As I sat in the backseat of my parent’s black Jetta, military police ripped me from my car seat and quickly carried me into my kindergarten classroom. I cried for my mom as she calmly waved and drove away. I was confused by the juxtaposition of my mother’s relaxed demeanor to my blood-curdling yells for her. I don’t remember class that day, but I remember the few-hundred feet of gray concrete feeling like an eternal road with yelling on all sides. At the gates, the Topeka-based Westboro Baptist Church screamed and picketed.
It was the first day back to school after the airliners hit the World Trade Center on Sept. 11, 2001. I was four years old living on Fort Riley in Kansas–my mother was recently discharged from the army, my father was on active duty. He would often come home after working escort service, attending to the caskets of fallen soldiers, complaining about the Westboro Baptist Church picketing the removal of the caskets from airplanes to be delivered to the soldiers’ funerals with signs such as “God Hates America.” The sight of their signs and sound of their screams would terrify me as we left the fort gates to go to different cities.
When my parents separated and I left Kansas is the summer of 2002, I thought I would never see that level of hate again–especially in California. On Monday, Nov. 12, that idyllic harmony was shattered.
With my camera in the passenger seat, I pulled over on First Street in Claremont to witness the Westboro Baptist Church’s protest against queer education classes at Claremont High School and Pomona College. Cautiously, I crept over to the opposite corner and attached my 70-300mm lens to begin shooting. I could hear the protestors singing parodies of popular gay-culture songs. They sang to Macklemore’s “Same Love,” but instead of Mary Lambert singing “I can’t change, even if I tried, even if I wanted to,” they sang “You can change, you can try, you just have to want to.” Two women stood front and center, proudly carrying four double-sided signs each. One wore a jacket with the church’s website, godhatesfags.com, on the front and three flags wrapped around her waist–an upside down American flag, an upside down rainbow flag and the flag of Israel. She vehemently yelled, sang to their songs and shook her signs at passing cars.
Soon, I noticed that what I thought was a large anti-gay protest, was really about 12 people surrounded on either side by pro-gay counter-protesters. I saw other press photographers and felt that it was safe to get closer. I stood with the pro-gay protesters, shooting from their side of the demonstration, wary of the violence I associated with the Westboro Baptist Church as a child. I had told my parents the night before what I was going to do the following morning, and they made me promise not to get too close.

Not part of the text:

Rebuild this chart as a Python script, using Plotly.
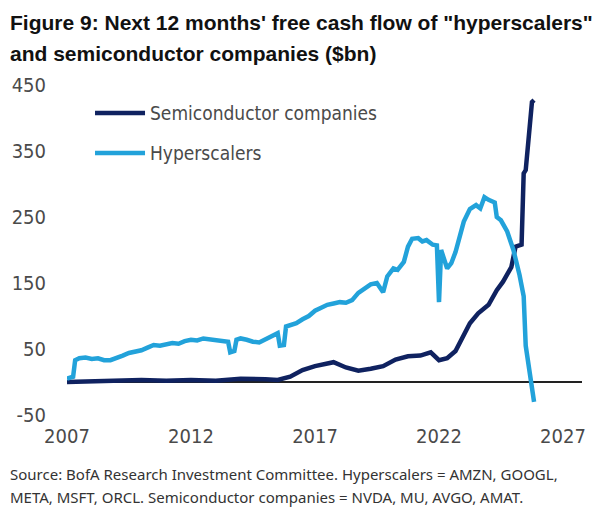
import plotly.graph_objects as go

# Next 12 months' free cash flow ($bn)
hyper_dates = [
    "2007-01", "2007-03", "2007-04", "2007-05", "2007-07", "2007-10",
    "2008-01", "2008-04", "2008-07", "2008-10",
    "2009-01", "2009-04", "2009-07", "2009-10",
    "2010-01", "2010-04", "2010-07", "2010-10",
    "2011-01", "2011-04", "2011-07", "2011-10",
    "2012-01", "2012-04", "2012-07", "2012-10",
    "2013-01", "2013-04", "2013-07", "2013-08", "2013-10", "2013-11",
    "2014-01", "2014-04", "2014-07", "2014-10",
    "2015-01", "2015-04", "2015-07", "2015-08", "2015-10", "2015-11",
    "2016-01", "2016-04", "2016-07", "2016-10",
    "2017-01", "2017-04", "2017-07", "2017-10",
    "2018-01", "2018-04", "2018-07", "2018-10",
    "2019-01", "2019-04", "2019-07", "2019-10", "2019-12",
    "2020-03", "2020-05", "2020-08", "2020-10", "2020-12",
    "2021-03", "2021-05", "2021-07", "2021-10", "2021-12",
    "2022-01", "2022-02", "2022-05", "2022-07", "2022-09", "2022-11",
    "2023-01", "2023-04", "2023-07", "2023-09", "2023-11",
    "2024-01", "2024-04", "2024-05", "2024-07", "2024-10",
    "2025-01", "2025-04", "2025-06", "2025-07", "2025-08", "2025-10", "2025-11",
]
hyper_values = [
    5, 6, 8, 33, 36, 37,
    35, 36, 33, 33,
    36, 40, 44, 46,
    48, 52, 56, 55,
    57, 59, 58, 62,
    64, 63, 66, 65,
    63, 62, 61, 45, 47, 64,
    66, 64, 61, 60,
    65, 68, 74, 55, 56, 84,
    86, 89, 95, 100,
    108, 113, 117, 119,
    121, 120, 124, 135,
    142, 148, 150, 136, 160,
    172, 170, 182, 205, 217,
    218, 213, 215, 208, 207,
    121, 200, 172, 180, 197, 220,
    243, 262, 268, 263, 280,
    276, 272, 250, 245, 228,
    200, 162, 130, 55, 35, -2, -30,
]

semi_dates = [
    "2007-01", "2008-01", "2009-01", "2010-01", "2011-01", "2012-01",
    "2013-01", "2014-01", "2015-01", "2015-07",
    "2016-01", "2016-07", "2017-01", "2017-07", "2017-10",
    "2018-04", "2018-10", "2019-04", "2019-10",
    "2020-04", "2020-10", "2021-04", "2021-09",
    "2022-01", "2022-05", "2022-09", "2022-12",
    "2023-04", "2023-08", "2024-01", "2024-05", "2024-08", "2024-12",
    "2025-02", "2025-05", "2025-06", "2025-07", "2025-10", "2025-11",
]
semi_values = [
    0, 1, 2, 3, 2, 3,
    2, 5, 4, 3,
    8, 18, 24, 28, 30,
    22, 17, 20, 24,
    34, 39, 40, 45,
    33, 36, 47, 64,
    89, 104, 117, 139, 152, 174,
    205, 208, 316, 321, 424, 427,
]

x_tick_vals = ["2007-01-01", "2012-01-01", "2017-01-01", "2022-01-01", "2027-01-01"]
x_tick_text = ["2007", "2012", "2017", "2022", "2027"]
y_tick_vals = [-50, 50, 150, 250, 350, 450]
y_tick_text = ["-50", "50", "150", "250", "350", "450"]

semi_color = "#0f2260"
hyper_color = "#22a2da"
axis_font = dict(family="DejaVu Sans Condensed, DejaVu Sans", size=20, color="#4a4a4a")
legend_font = dict(family="DejaVu Sans Condensed, DejaVu Sans", size=19, color="#4a4a4a")

fig = go.Figure()
fig.add_trace(go.Scatter(x=semi_dates, y=semi_values, mode="lines",
                         name="Semiconductor companies",
                         line=dict(color=semi_color, width=4.5)))
fig.add_trace(go.Scatter(x=hyper_dates, y=hyper_values, mode="lines",
                         name="Hyperscalers",
                         line=dict(color=hyper_color, width=4.5)))

# page body has an 8px margin, so the figure is 8px smaller than the window
fig.update_layout(
    width=601, height=505,
    margin=dict(l=59, r=27, t=77, b=98),
    paper_bgcolor="white", plot_bgcolor="white",
    showlegend=False,
)
fig.update_xaxes(range=["2007-01-01", "2027-10-08"], tickvals=x_tick_vals, ticktext=x_tick_text,
                 showgrid=False, zeroline=False, showline=False, ticks="", automargin=False,
                 tickfont=axis_font, ticklabelstandoff=7)
fig.update_yaxes(range=[-50, 450], tickvals=y_tick_vals, ticktext=y_tick_text,
                 showgrid=False, zeroline=True, zerolinecolor="#222222", zerolinewidth=2,
                 showline=False, ticks="", automargin=False,
                 tickfont=axis_font, ticklabelstandoff=20)

# legend drawn by hand, as in the original
legend_items = [("Semiconductor companies", semi_color, 0.9152),
                ("Hyperscalers", hyper_color, 0.7939)]
for label, color, ypos in legend_items:
    fig.add_shape(type="line", xref="paper", yref="paper", x0=0.0544, x1=0.1515, y0=ypos, y1=ypos,
                  line=dict(color=color, width=4.5))
    fig.add_annotation(text=label, xref="paper", yref="paper", x=0.1573, y=ypos,
                       xanchor="left", yanchor="middle", showarrow=False, font=legend_font)

# title, two lines
left = -59 / 515
title_font = dict(family="Liberation Sans, Arial", size=21, color="#111111")
fig.add_annotation(text="<b>Figure 9: Next 12 months' free cash flow of \"hyperscalers\"</b>",
                   xref="paper", yref="paper", x=left, y=(415 - 22) / 330,
                   xanchor="left", yanchor="middle", showarrow=False, font=title_font)
fig.add_annotation(text="<b>and semiconductor companies ($bn)</b>",
                   xref="paper", yref="paper", x=left, y=(415 - 53) / 330,
                   xanchor="left", yanchor="middle", showarrow=False, font=title_font)

# source note
source_font = dict(family="Noto Sans", size=15, color="#333333")
fig.add_annotation(text="Source: BofA Research Investment Committee. Hyperscalers = AMZN, GOOGL,",
                   xref="paper", yref="paper", x=left, y=(415 - 474) / 330,
                   xanchor="left", yanchor="middle", showarrow=False, font=source_font)
fig.add_annotation(text="META, MSFT, ORCL. Semiconductor companies = NVDA, MU, AVGO, AMAT.",
                   xref="paper", yref="paper", x=left, y=(415 - 497) / 330,
                   xanchor="left", yanchor="middle", showarrow=False, font=source_font)

fig.write_html("out.html")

At first, I stood with a group of about eight students and Claremont residents with pro-gay rights signs. Soon, a young black man wearing a rainbow tie brought a speaker and played disco music. Quickly after, more students began to gather with signs of their own and glitter painted on their faces. A young woman, bald with a masculine look, rode up on her bike to greet her girlfriend with a kiss, shocking the anti-gay protesters. Then a man with a wagon full of donuts and coffee walked through the gaggle of anti-gay protesters who stared at the food and thought it was for them until he continued to walk to the other side of the street where he flipped down the sign on his wagon to reveal his message, “God loves everyone.”
As the time reached 7:50 a.m., five minutes passed their scheduled protest, the group of Westboro Baptist Church protestors walked to their cars as their counterparts ate donuts, drank coffee, and performed to the Village People’s “YMCA,” triumphantly waving goodbye.
What really resonated with me after this event, was speaking to an older woman, Claremont resident Rose Ash. She carried a poster with “Love Triumphs” written in pink marker. I asked her why she showed up to a counter-protest at 6 a.m. on a Monday morning that mostly young people were at.
She replied, “A basic principle of mine is to bare witness to evil and hate. I believe strongly that when you see it, you must take action. Evil has come to my town and I’m here to witness it and tell it to go away.”